I ducked behind some rocks to get out of the wind which had come up hard just before I reached the summit.  I sat down to text home and eat some lunch and was immediately joined by this bold little fellow.

How you doin’?

Because of the wind I didn’t stay long on the summit.  It was probably mid-60 degrees and sunny but it felt much colder.   I pulled on a wind shell and gloves for the descent back down the ridge.  I’m not a good judge of wind speed but it was blowing out of the west with gusts strong enough that several times I had to stop and kneel down to keep from getting blown off the trail. 

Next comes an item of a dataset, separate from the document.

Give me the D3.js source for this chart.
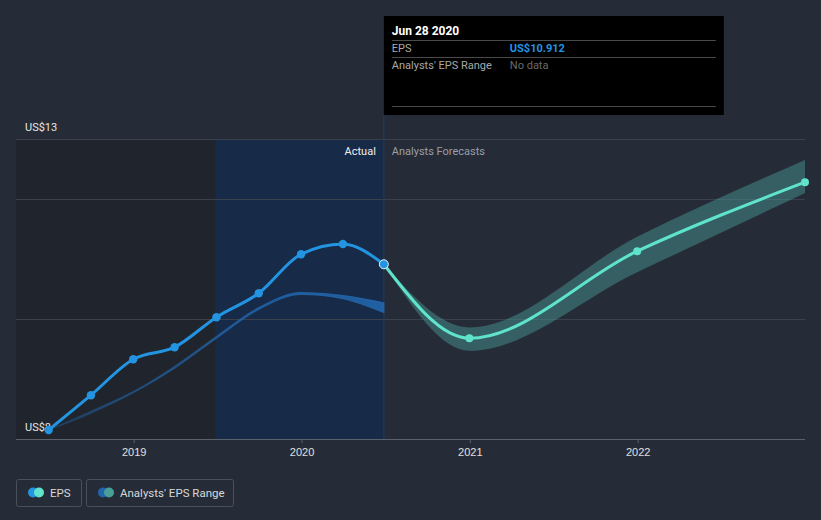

The interesting thing was, as soon as I dropped back off the east side of the ridge it was dead calm.  I could hear the wind over my head but the ridge protected me for the remainder of the descent. Wind shell, gloves and a couple base layers came off for the remainder of the hike.

It’s funny, on climbs I’m usually looking around at the scenery but on descents, probably because I’m always looking down, my eyes tend to fall on things nearby, namely the wildflowers.  Here’s a sample of some of my favorites.

As I was about to cross the large snowfield before the switchbacks I was caught by another young guy who had summited just as I was leaving the top.  He said he was going to try a shortcut, namely a glissade directly down the snowfield. It looked like he had a good time, but due to the mushiness of the snow he didn’t save that much time.

Back down in the lower basin, I went ahead and left my shoes on for the first two creek crossings.  I was ready to be back to the car and I figured if my socks got wet at this point it wouldn’t make much of a difference.  I’m happy to report my hiking boots are surprisingly waterproof.  I managed to stay completely dry.  But I still needed to find a way across the third and widest crossing.  I found a spot just past this grassy section, bushwhacked my way back through the willows and re-found the trail on the other side.

I was back at the car 7.5 hours after I started, pleasantly tired and ready for a beer.  It had been a great day.  The first 14er climb of the season is always a bit of a shock to the system but I love being up high in the mountains.  Missouri Mountain reminded me how much.